* **Exercise**: Copy out the listing that follows, exactly, without its pictures.

* **Information shown**:
[start]

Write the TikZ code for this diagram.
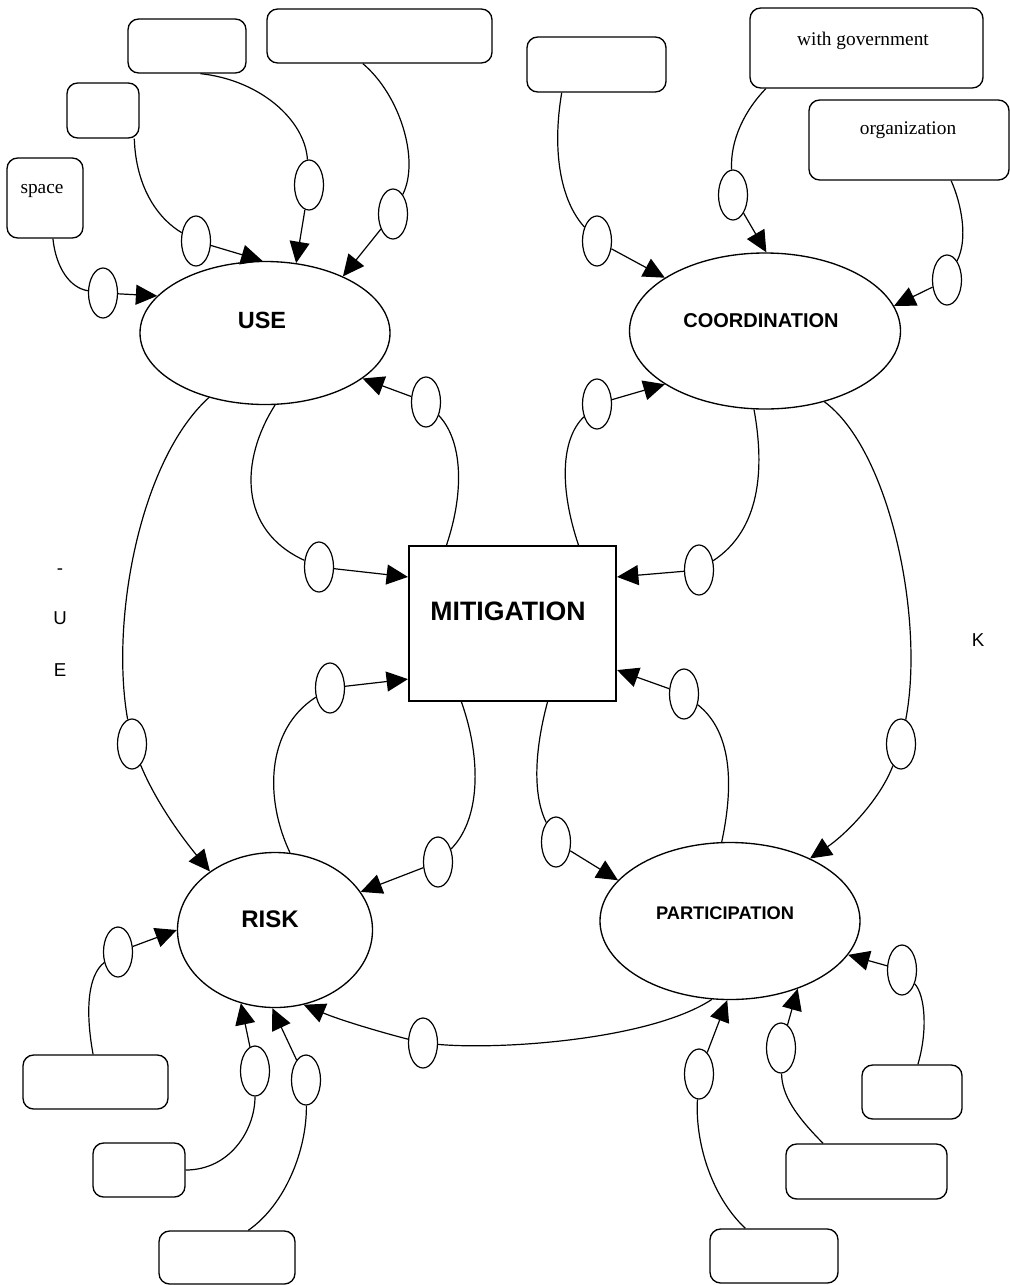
\documentclass[tikz,border=0pt]{standalone}
\usepackage{fontspec}
\setmainfont{Liberation Serif}
\setsansfont{Liberation Sans}
\usetikzlibrary{arrows.meta,shapes.geometric}

\begin{document}
\begin{tikzpicture}[x=0.75pt,y=-0.75pt,
        big/.style={draw,ellipse,line width=1pt,inner sep=0pt},
        knot/.style={draw,ellipse,line width=0.9pt,inner sep=0pt,minimum width=21.75pt,minimum height=37.5pt},
        tag/.style={draw,rectangle,rounded corners=8pt,line width=1pt,inner sep=0pt},
        link/.style={line width=0.9pt},
        arr/.style={-{Triangle[length=16pt,width=15pt]}},
        head/.style={font=\sffamily\bfseries\fontsize{#1}{#1}\selectfont,inner sep=0pt},
        txt/.style={font=\fontsize{14.5}{16}\selectfont,inner sep=0pt},
        side/.style={font=\sffamily\fontsize{14}{14}\selectfont,inner sep=0pt}]
        \useasboundingbox (0,0) rectangle (1010,1285);

        \node[big,minimum width=187.5pt,minimum height=107.25pt] (use) at (265,333) {};
        \node[big,minimum width=203.25pt,minimum height=117pt] (coord) at (765,331) {};
        \node[big,minimum width=146.25pt,minimum height=116.25pt] (risk) at (275,930) {};
        \node[big,minimum width=195pt,minimum height=117.75pt] (part) at (730,921) {};
        \node[draw,line width=1.6pt,minimum width=155.25pt,minimum height=116.25pt] (mit) at (512.5,623.5) {};

        \node[head=17.6] (useL) at (262,320) {USE};
        \node[head=15] (coordL) at (761,321) {COORDINATION};
        \node[head=20] (mitL) at (508,611) {MITIGATION};
        \node[head=18] (riskL) at (270,919) {RISK};
        \node[head=13.7] (partL) at (725,913) {PARTICIPATION};

        \node[tag,minimum width=57pt,minimum height=60pt] (bSpace) at (45,198) {};
        \node[tag,minimum width=54pt,minimum height=41.25pt] (bUse2) at (103,110.5) {};
        \node[tag,minimum width=88.5pt,minimum height=40.5pt] (bUse3) at (187,46) {};
        \node[tag,minimum width=168.75pt,minimum height=40.5pt] (bUse4) at (379.5,36) {};
        \node[tag,minimum width=104.25pt,minimum height=41.25pt] (bCo1) at (596.5,64.5) {};
        \node[tag,minimum width=174.75pt,minimum height=60pt] (bCo2) at (866.5,48) {};
        \node[tag,minimum width=150pt,minimum height=60pt] (bCo3) at (909,140) {};
        \node[tag,minimum width=108.75pt,minimum height=40.5pt] (bRi1) at (95.5,1082) {};
        \node[tag,minimum width=69pt,minimum height=40.5pt] (bRi2) at (139,1170) {};
        \node[tag,minimum width=102pt,minimum height=39.75pt] (bRi3) at (227,1257.5) {};
        \node[tag,minimum width=75pt,minimum height=40.5pt] (bPa1) at (912,1092) {};
        \node[tag,minimum width=120.75pt,minimum height=41.25pt] (bPa2) at (866.5,1171.5) {};
        \node[tag,minimum width=96pt,minimum height=40.5pt] (bPa3) at (774,1256) {};

        \node[txt] (spaceT) at (42,191) {space};
        \node[txt] (govT) at (863,40.5) {with government};
        \node[txt] (orgT) at (908,130) {organization};

        \node[side] (dashL) at (60,572) {-};
        \node[side] (uL) at (60,618) {U};
        \node[side] (eL) at (60,670) {E};
        \node[side] (kL) at (978,640) {K};

        \foreach \k/\x/\y in {k1/103/293,k2/196/241,k3/309/185,k4/393/214,k5/597/241,k6/733/195,
            k7/947/280,k8/319/567,k9/426/402,k10/597/404,k11/699/570,k12/132/744,k13/901/744,
            k14/330/688,k15/438/862,k16/684/694,k17/556/842,k18/423/1043,k19/118/952,
            k20/255/1071,k21/306/1080,k22/699/1074,k23/781/1048,k24/902/970}
            \node[knot] (\k) at (\x,\y) {};

        \foreach \s/\ax/\ay/\bx/\by/\k in {bSpace.-79/56/268/70/288/k1,
            bUse2.-42/136/190/160/220/k2,
            bUse3.-64/260/80/305/120/k3,
            bUse4.-121/400/95/420/160/k4,
            bCo1.-141/552/150/560/200/k5,
            bCo2.-158/745/110/730/140/k6,
            bCo3.-44/962/205/968/240/k7,
            use.-82/240/460/238/530/k8,
            mit.130/465/490/462/440/k9,
            mit.50/560/490/560/440/k10,
            coord.-98/765/470/760/530/k11,
            use.-131/140/460/110/620/k12,
            coord.-50/890/450/925/620/k13,
            risk.79/265/800/265/730/k14,
            mit.-123/482/760/480/820/k15,
            part.96/735/780/730/730/k16,
            mit.-66/532/760/535/800/k17,
            part.-103/650/1040/500/1050/k18,
            bRi1.95/85/1010/88/975/k19,
            bRi2.east/230/1170/255/1130/k20,
            bRi3.52/285/1205/307/1150/k21,
            bPa3.136/710/1195/695/1140/k22,
            bPa2.147/795/1115/782/1095/k23,
            bPa1.78/928/1030/925/995/k24}
            \draw[link] (\s) .. controls (\ax,\ay) and (\bx,\by) .. (\k);

        \foreach \k/\t in {k1/use.161,k2/use.92,k3/use.66,k4/use.36,k5/coord.152,k6/coord.89,
            k7/coord.11,k8/mit.156,k9/use.-25,k10/coord.-152,k11/mit.24,k14/mit.-152,
            k15/risk.24,k16/mit.-24,k17/part.160,k19/risk.180,k20/risk.-115,k21/risk.-92,
            k22/part.-92,k23/part.-45,k24/part.-16}
            \draw[link,arr] (\k) -- (\t);

        \draw[link,arr] (k12) .. controls (155,800) and (180,835) .. (risk.138);
        \draw[link,arr] (k13) .. controls (880,800) and (845,835) .. (part.38);
        \draw[link,arr] (k18) .. controls (380,1032) and (340,1020) .. (risk.-69);
    \end{tikzpicture}
\end{document}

[end]

* **Full response**:
Write the TikZ code for this diagram.
\documentclass[tikz,border=0pt]{standalone}
\usepackage{fontspec}
\setmainfont{Liberation Serif}
\setsansfont{Liberation Sans}
\usetikzlibrary{arrows.meta,shapes.geometric}

\begin{document}
\begin{tikzpicture}[x=0.75pt,y=-0.75pt,
        big/.style={draw,ellipse,line width=1pt,inner sep=0pt},
        knot/.style={draw,ellipse,line width=0.9pt,inner sep=0pt,minimum width=21.75pt,minimum height=37.5pt},
        tag/.style={draw,rectangle,rounded corners=8pt,line width=1pt,inner sep=0pt},
        link/.style={line width=0.9pt},
        arr/.style={-{Triangle[length=16pt,width=15pt]}},
        head/.style={font=\sffamily\bfseries\fontsize{#1}{#1}\selectfont,inner sep=0pt},
        txt/.style={font=\fontsize{14.5}{16}\selectfont,inner sep=0pt},
        side/.style={font=\sffamily\fontsize{14}{14}\selectfont,inner sep=0pt}]
        \useasboundingbox (0,0) rectangle (1010,1285);

        \node[big,minimum width=187.5pt,minimum height=107.25pt] (use) at (265,333) {};
        \node[big,minimum width=203.25pt,minimum height=117pt] (coord) at (765,331) {};
        \node[big,minimum width=146.25pt,minimum height=116.25pt] (risk) at (275,930) {};
        \node[big,minimum width=195pt,minimum height=117.75pt] (part) at (730,921) {};
        \node[draw,line width=1.6pt,minimum width=155.25pt,minimum height=116.25pt] (mit) at (512.5,623.5) {};

        \node[head=17.6] (useL) at (262,320) {USE};
        \node[head=15] (coordL) at (761,321) {COORDINATION};
        \node[head=20] (mitL) at (508,611) {MITIGATION};
        \node[head=18] (riskL) at (270,919) {RISK};
        \node[head=13.7] (partL) at (725,913) {PARTICIPATION};

        \node[tag,minimum width=57pt,minimum height=60pt] (bSpace) at (45,198) {};
        \node[tag,minimum width=54pt,minimum height=41.25pt] (bUse2) at (103,110.5) {};
        \node[tag,minimum width=88.5pt,minimum height=40.5pt] (bUse3) at (187,46) {};
        \node[tag,minimum width=168.75pt,minimum height=40.5pt] (bUse4) at (379.5,36) {};
        \node[tag,minimum width=104.25pt,minimum height=41.25pt] (bCo1) at (596.5,64.5) {};
        \node[tag,minimum width=174.75pt,minimum height=60pt] (bCo2) at (866.5,48) {};
        \node[tag,minimum width=150pt,minimum height=60pt] (bCo3) at (909,140) {};
        \node[tag,minimum width=108.75pt,minimum height=40.5pt] (bRi1) at (95.5,1082) {};
        \node[tag,minimum width=69pt,minimum height=40.5pt] (bRi2) at (139,1170) {};
        \node[tag,minimum width=102pt,minimum height=39.75pt] (bRi3) at (227,1257.5) {};
        \node[tag,minimum width=75pt,minimum height=40.5pt] (bPa1) at (912,1092) {};
        \node[tag,minimum width=120.75pt,minimum height=41.25pt] (bPa2) at (866.5,1171.5) {};
        \node[tag,minimum width=96pt,minimum height=40.5pt] (bPa3) at (774,1256) {};

        \node[txt] (spaceT) at (42,191) {space};
        \node[txt] (govT) at (863,40.5) {with government};
        \node[txt] (orgT) at (908,130) {organization};

        \node[side] (dashL) at (60,572) {-};
        \node[side] (uL) at (60,618) {U};
        \node[side] (eL) at (60,670) {E};
        \node[side] (kL) at (978,640) {K};

        \foreach \k/\x/\y in {k1/103/293,k2/196/241,k3/309/185,k4/393/214,k5/597/241,k6/733/195,
            k7/947/280,k8/319/567,k9/426/402,k10/597/404,k11/699/570,k12/132/744,k13/901/744,
            k14/330/688,k15/438/862,k16/684/694,k17/556/842,k18/423/1043,k19/118/952,
            k20/255/1071,k21/306/1080,k22/699/1074,k23/781/1048,k24/902/970}
            \node[knot] (\k) at (\x,\y) {};

        \foreach \s/\ax/\ay/\bx/\by/\k in {bSpace.-79/56/268/70/288/k1,
            bUse2.-42/136/190/160/220/k2,
            bUse3.-64/260/80/305/120/k3,
            bUse4.-121/400/95/420/160/k4,
            bCo1.-141/552/150/560/200/k5,
            bCo2.-158/745/110/730/140/k6,
            bCo3.-44/962/205/968/240/k7,
            use.-82/240/460/238/530/k8,
            mit.130/465/490/462/440/k9,
            mit.50/560/490/560/440/k10,
            coord.-98/765/470/760/530/k11,
            use.-131/140/460/110/620/k12,
            coord.-50/890/450/925/620/k13,
            risk.79/265/800/265/730/k14,
            mit.-123/482/760/480/820/k15,
            part.96/735/780/730/730/k16,
            mit.-66/532/760/535/800/k17,
            part.-103/650/1040/500/1050/k18,
            bRi1.95/85/1010/88/975/k19,
            bRi2.east/230/1170/255/1130/k20,
            bRi3.52/285/1205/307/1150/k21,
            bPa3.136/710/1195/695/1140/k22,
            bPa2.147/795/1115/782/1095/k23,
            bPa1.78/928/1030/925/995/k24}
            \draw[link] (\s) .. controls (\ax,\ay) and (\bx,\by) .. (\k);

        \foreach \k/\t in {k1/use.161,k2/use.92,k3/use.66,k4/use.36,k5/coord.152,k6/coord.89,
            k7/coord.11,k8/mit.156,k9/use.-25,k10/coord.-152,k11/mit.24,k14/mit.-152,
            k15/risk.24,k16/mit.-24,k17/part.160,k19/risk.180,k20/risk.-115,k21/risk.-92,
            k22/part.-92,k23/part.-45,k24/part.-16}
            \draw[link,arr] (\k) -- (\t);

        \draw[link,arr] (k12) .. controls (155,800) and (180,835) .. (risk.138);
        \draw[link,arr] (k13) .. controls (880,800) and (845,835) .. (part.38);
        \draw[link,arr] (k18) .. controls (380,1032) and (340,1020) .. (risk.-69);
    \end{tikzpicture}
\end{document}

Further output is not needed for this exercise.